Tailwind for me and my process is not as useful as writing the necessary
css. It could be the
style blocks way of writing Vue SFCs that drives a lot of this, but my brain wasn't built for pure utility class usage.
Josh Collinsworth has this to say:
Tailwind is nearly as ubiquitous as it is polarizing these days. (I trust if you’ve been interested enough to read this far, I don’t need to cite any sources there.)
Proponents show a near cult-like devotion to Tailwind, some even going so far as to claim it’s “fixed” CSS—or at the very least, made it manageable and predictable in a way it wasn’t for them before. Most frontend frameworks and products feature a first-class Tailwind integration, due to its soaring popularity.
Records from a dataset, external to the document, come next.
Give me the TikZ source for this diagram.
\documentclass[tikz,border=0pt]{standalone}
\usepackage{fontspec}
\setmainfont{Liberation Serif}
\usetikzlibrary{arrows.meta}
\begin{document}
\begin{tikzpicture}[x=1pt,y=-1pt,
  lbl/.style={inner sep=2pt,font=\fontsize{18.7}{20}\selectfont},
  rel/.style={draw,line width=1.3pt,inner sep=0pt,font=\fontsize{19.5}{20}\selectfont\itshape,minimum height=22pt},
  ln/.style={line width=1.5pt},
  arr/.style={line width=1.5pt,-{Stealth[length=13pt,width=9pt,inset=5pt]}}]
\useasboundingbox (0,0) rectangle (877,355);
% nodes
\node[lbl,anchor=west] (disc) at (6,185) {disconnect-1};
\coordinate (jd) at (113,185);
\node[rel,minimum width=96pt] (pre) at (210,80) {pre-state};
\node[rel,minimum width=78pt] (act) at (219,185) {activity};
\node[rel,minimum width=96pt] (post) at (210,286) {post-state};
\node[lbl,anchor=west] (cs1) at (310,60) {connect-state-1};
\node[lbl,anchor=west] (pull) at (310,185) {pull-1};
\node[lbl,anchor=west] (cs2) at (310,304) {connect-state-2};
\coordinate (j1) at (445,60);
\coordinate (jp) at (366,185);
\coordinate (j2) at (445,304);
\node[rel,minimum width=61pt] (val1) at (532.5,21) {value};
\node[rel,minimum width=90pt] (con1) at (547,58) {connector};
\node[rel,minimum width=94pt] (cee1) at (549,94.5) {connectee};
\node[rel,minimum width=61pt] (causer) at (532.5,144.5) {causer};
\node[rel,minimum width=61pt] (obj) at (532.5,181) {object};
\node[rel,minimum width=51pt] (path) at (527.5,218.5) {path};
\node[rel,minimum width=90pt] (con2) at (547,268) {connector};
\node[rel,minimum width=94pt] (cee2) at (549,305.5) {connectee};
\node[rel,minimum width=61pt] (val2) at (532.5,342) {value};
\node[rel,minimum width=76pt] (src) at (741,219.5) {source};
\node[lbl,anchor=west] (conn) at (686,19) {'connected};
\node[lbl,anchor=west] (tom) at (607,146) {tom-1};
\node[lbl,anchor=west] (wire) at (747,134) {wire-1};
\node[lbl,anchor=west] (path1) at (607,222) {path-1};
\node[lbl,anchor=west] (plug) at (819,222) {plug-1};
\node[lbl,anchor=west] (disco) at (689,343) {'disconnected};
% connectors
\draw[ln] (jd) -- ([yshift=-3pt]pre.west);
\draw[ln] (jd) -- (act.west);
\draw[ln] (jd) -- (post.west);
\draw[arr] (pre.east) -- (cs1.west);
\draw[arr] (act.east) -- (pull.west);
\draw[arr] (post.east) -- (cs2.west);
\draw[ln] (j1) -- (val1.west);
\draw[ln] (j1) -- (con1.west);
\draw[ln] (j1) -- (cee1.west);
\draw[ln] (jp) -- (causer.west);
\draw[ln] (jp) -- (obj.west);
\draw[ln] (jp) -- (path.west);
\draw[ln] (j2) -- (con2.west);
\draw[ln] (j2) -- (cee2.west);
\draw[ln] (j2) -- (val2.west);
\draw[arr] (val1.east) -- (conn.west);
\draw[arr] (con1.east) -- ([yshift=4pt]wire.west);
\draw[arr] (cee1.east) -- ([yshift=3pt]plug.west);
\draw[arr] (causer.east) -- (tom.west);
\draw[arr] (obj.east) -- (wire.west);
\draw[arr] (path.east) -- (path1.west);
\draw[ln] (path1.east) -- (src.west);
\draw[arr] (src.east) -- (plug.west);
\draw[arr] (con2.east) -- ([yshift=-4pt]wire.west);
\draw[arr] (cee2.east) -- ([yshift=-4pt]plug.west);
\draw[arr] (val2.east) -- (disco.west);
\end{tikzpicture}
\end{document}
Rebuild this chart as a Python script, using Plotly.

Detractors, on the other hand, claim Tailwind is messy; it gets in the way; it violates core fundamentals of web development; it cuts against the grain; it diminishes the power of CSS; and/or that it does the opposite of what it’s supposed to, adding complexity and making projects even harder to maintain.
I am in that latter camp because of my particular preferences and use cases, but I can see how useful it would be for, say, a React-based project and why that might make maintenance easier.
I think the overall conclusion being a matter of what a certain set of developers values has a lot of merit. I don't want to use Tailwind in its entirety, but I don't want to dismiss its utility either.